Trump’s Gaza plan: Brutal, coherent, and strategic

Only Donald Trump could propose moving a million Gazans to Libya—and mean it not as chaos, but as a fix. Where others manage crises, he writes endings.
Since being inaugurated on his second term, the US President has reintroduced a brand of policy that treats the Middle East not as a moral quandary but as a strategic chessboard. His latest proposal, to relocate up to one million Palestinians from Gaza to Libya, has reignited fury, fascination, and debate in equal measure. But as with many Trump-era initiatives, the noise often obscures the logic.
The Libya relocation proposal is part of a wider portfolio Trump has hinted at: turning Gaza into a “freedom zone” under US control, reshaping Israel’s security posture, and pressuring Arab states to absorb regional shocks instead of outsourcing them to the West. The plan to use Libya as a Palestinian resettlement zone, reportedly accompanied by billions in unfrozen Libyan assets and financial incentives for displaced Gazans, is a brutal answer to a brutal impasse. Trump, characteristically, is less concerned with optics than outcomes.

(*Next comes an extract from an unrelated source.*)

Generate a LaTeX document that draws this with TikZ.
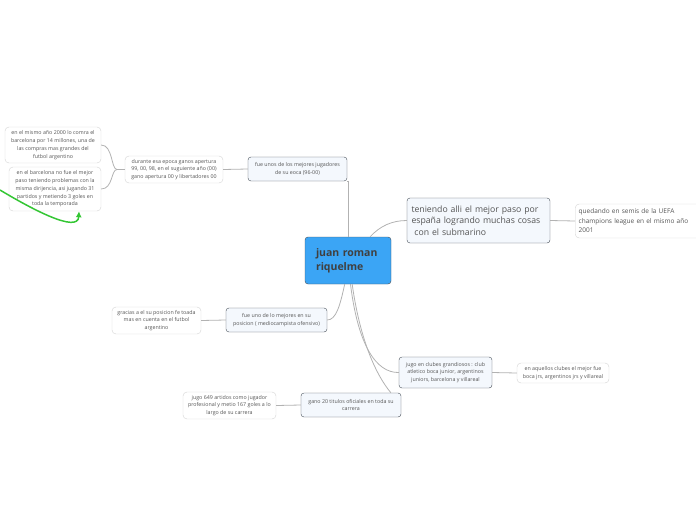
\documentclass[tikz,border=0pt]{standalone}
\usepackage{fontspec}
\setsansfont{Open Sans}
\usetikzlibrary{arrows.meta}

\definecolor{mainblue}{RGB}{59,165,245}
\definecolor{subfill}{RGB}{244,248,253}
\definecolor{darkline}{RGB}{70,78,88}
\definecolor{leafline}{RGB}{212,212,212}
\definecolor{linkgray}{RGB}{178,178,178}
\definecolor{textgray}{RGB}{85,85,85}
\definecolor{arrowgreen}{RGB}{52,198,52}

\begin{document}
\begin{tikzpicture}[x=1pt, y=-1pt, every node/.style={font=\sffamily},
  topic/.style={draw=darkline, fill=subfill, rounded corners=3pt, align=center,
    text=textgray, inner sep=2pt, font=\sffamily\fontsize{5.3}{7.8}\selectfont},
  leaf/.style={draw=leafline, fill=white, rounded corners=4pt, align=center,
    text=textgray, inner sep=2pt, font=\sffamily\fontsize{5.3}{7.8}\selectfont},
  link/.style={draw=linkgray, line width=0.8pt}]
\useasboundingbox (0,0) rectangle (696,520);

% Central topic
\node[draw=darkline, fill=mainblue, rounded corners=3pt, text=black!75,
  minimum width=86, minimum height=47, text width=64, align=left,
  font=\sffamily\bfseries\fontsize{10.5}{14}\selectfont] (root) at (348,260.5)
  {juan roman\\riquelme};

% Upper branch
\node[topic, minimum width=99, minimum height=24] (best) at (297.5,169)
  {fue unos de los mejores jugadores\\de su eoca (96-00)};
\node[leaf, minimum width=98, minimum height=27] (titles) at (174,169.5)
  {durante esa epoca ganos apertura\\99, 00, 98, en el suguiente año (00)\\gano apertura 00 y libertadores 00};
\node[leaf, minimum width=96, minimum height=36] (bought) at (53,145)
  {en el mismo año 2000 lo comra el\\barcelona por 14 millones, una de\\las compras mas grandes del\\futbol argentino};
\node[leaf, minimum width=92, minimum height=44] (barca) at (55,189)
  {en el barcelona no fue el mejor\\paso teniendo problemas con la\\misma dirijencia, asi jugando 31\\partidos y metiendo 3 goles en\\toda la temporada};

% Spain branch
\node[topic, minimum width=143, minimum height=45, text width=134, align=left,
  font=\sffamily\fontsize{8.7}{11.5}\selectfont] (spain) at (478.5,220.5)
  {teniendo alli el mejor paso por\\españa logrando muchas cosas\\\ con el submarino};
\node[leaf, anchor=west, minimum width=125, minimum height=34, text width=118, align=left,
  font=\sffamily\fontsize{6.5}{9.5}\selectfont] (semis) at (575,221)
  {quedando en semis de la UEFA\\champions league en el mismo año\\2001};

% Position branch
\node[topic, minimum width=101, minimum height=24] (position) at (276.5,320)
  {fue uno de lo mejores en su\\posicion ( mediocampista ofensivo)};
\node[leaf, minimum width=89, minimum height=27] (football) at (156.5,320.5)
  {gracias a el su posicion fe toada\\mas en cuenta en el futbol\\argentino};

% Clubs branch
\node[topic, minimum width=93, minimum height=31] (clubs) at (445.5,372.5)
  {jugo en clubes grandiosos : club\\atletico boca junior, argentinos\\juniors, barcelona y villareal};
\node[leaf, minimum width=92, minimum height=20] (bestclub) at (563,373)
  {en aquellos clubes el mejor fue\\boca jrs, argentinos jrs y villareal};

% Trophies branch
\node[topic, minimum width=100, minimum height=24] (trophies) at (351,405)
  {gano 20 titulos oficiales en toda su\\carrera};
\node[leaf, minimum width=93, minimum height=27] (games) at (229.5,405.5)
  {jugo 649 artidos como jugador\\profesional y metio 167 goles a lo\\largo de su carrera};

% Connectors
\coordinate (fork) at (117,169.5);
\draw[link] (root.north) -- (root.north |- best.south) -- (best.east |- best.south);
\draw[link] (best.west) -- (titles.east);
\draw[link] (titles.west) -- (fork);
\draw[link] (fork) .. controls (111,169.5) and (113,145) .. (bought.east);
\draw[link] (fork) .. controls (111,169.5) and (113,189) .. (barca.east);
\draw[link] (root.47) .. controls (380,226) and (392,220.5) .. (spain.west);
\draw[link] (spain.east) -- (semis.west);
\draw[link] (root.-98) .. controls (340,306) and (336,320) .. (position.east);
\draw[link] (position.west) -- (football.east);
\draw[link] (root.-84) .. controls (358,345) and (376,373) .. (clubs.west);
\draw[link] (clubs.east) -- (bestclub.west);
\draw[link] (root.-80) .. controls (360,340) and (376,375) .. (trophies.17);
\draw[link] (trophies.west) -- (games.east);

% Green arrow
\coordinate (gstart) at (0,190);
\draw[arrowgreen, line width=1.5pt, -{Latex[length=6pt,width=6pt]}]
  (gstart) .. controls (30,208) and (78,234) .. (barca.south -| 79,0);
\end{tikzpicture}
\end{document}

Critics immediately decry it as ethnic cleansing by proxy or destabilisation masquerading as diplomacy. But the uncomfortable truth is that Western and Arab governments alike have no credible answer for postwar Gaza. Trump’s plan, however ugly, at least acknowledges that keeping Gaza on permanent Western life support is untenable.
Libya, for its part, is a fractured state with two competing governments and no unified security framework. But that very fragmentation allows room for dealmaking. Trump’s team reportedly plans to use unfreezing of sovereign assets as leverage. In typical Trump fashion, it’s transactional—but potentially effective. He understands, unlike many professional diplomats, that the moral outrage of the international commentariat does not amount to a policy.
What Trump offers, intentionally or not, is clarity. His Middle East vision hinges on three tenets: Israel must be secure and uncompromised; America must not bankroll chaos without a return; and regional actors must carry their weight. This stands in contrast to the Biden administration’s ad hoc crisis management, which veered between rhetorical moralism and military half-measures.
In the end, Trump is proposing to redraw the map—not in lines and borders, but in responsibilities. A Palestinian population resettled in Libya is not anyone’s ideal solution, least of all the Palestinians’. But nor is another fifty years of refugee limbo, terror enclaves, and donor dependency. Trump’s plan is coercive, divisive, and deeply Trumpian. It is also, in its own way, a policy of consequences, designed not for applause, but for results.